The retired FBI official did, however, recall that one of the FBI agents in the case savagely beat his wife.

“So that was just like, oy vey, you know?” he said of the incident. “That’s not good.”

D’Antuono further revealed that the FBI’s headquarters in Washington DC was heavily involved in the case.

“It’s a [domestic terrorism] case, so it comes into the [Domestic Terrorism Operations Section] and program management of headquarters, right? So there would’ve been opinions thrown back and forth, and I believe there was conversations going back and forth between my people and DTOS and our [Chief Division Counsel] and everyone to say, is there enough predication to open the case?” D’Antuono told the committee.

“It’s one of the higher sensitive cases in the Bureau,” he said.

Despite admitting the high sensitivity of the Whitmer case, later in the interview D’Antuono downplayed the significance of the FBI’s 2020 militia investigation, which spanned at least 15 different states.

“So this case would’ve just been one case out of so many others,” the retired FBI agent claimed.

“It wasn’t that, like, ‘Oh, my gosh, this is the most incredible case in the world’-type stuff. No.
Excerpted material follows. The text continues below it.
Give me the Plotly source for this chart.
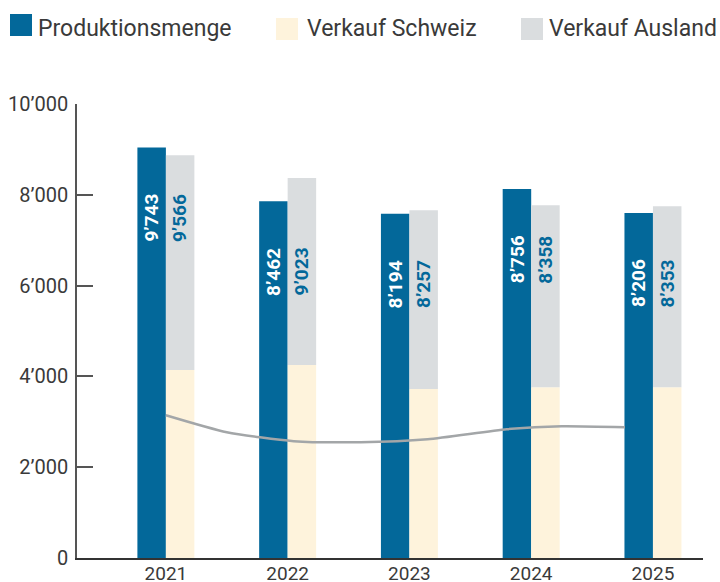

I had a violent crime issue in Detroit too, right?”

D’Antuono was promoted from Detroit special agent in charge to lead the Washington DC field office days after the Whitmer case defendants were arrested, and months before the Jan. 6, 2021, Capitol Hill protest took place under his watch. He retired in December 2022 after Republicans took the House and signaled that they’d be investigating the FBI.

According to Tuesday’s interview transcript, a committee staffer asked D’Antuono who in the FBI can provide more information about the Whitmer case, and he recommended three of his then-assistant special agents in charge from Detroit. Two of them are still with the bureau, he said.

But when asked for their names, D’Antuono waffled.

“I don’t want to throw them under the bus,” he said. The interview transcript doesn’t make it clear whether he provided the names to the committee.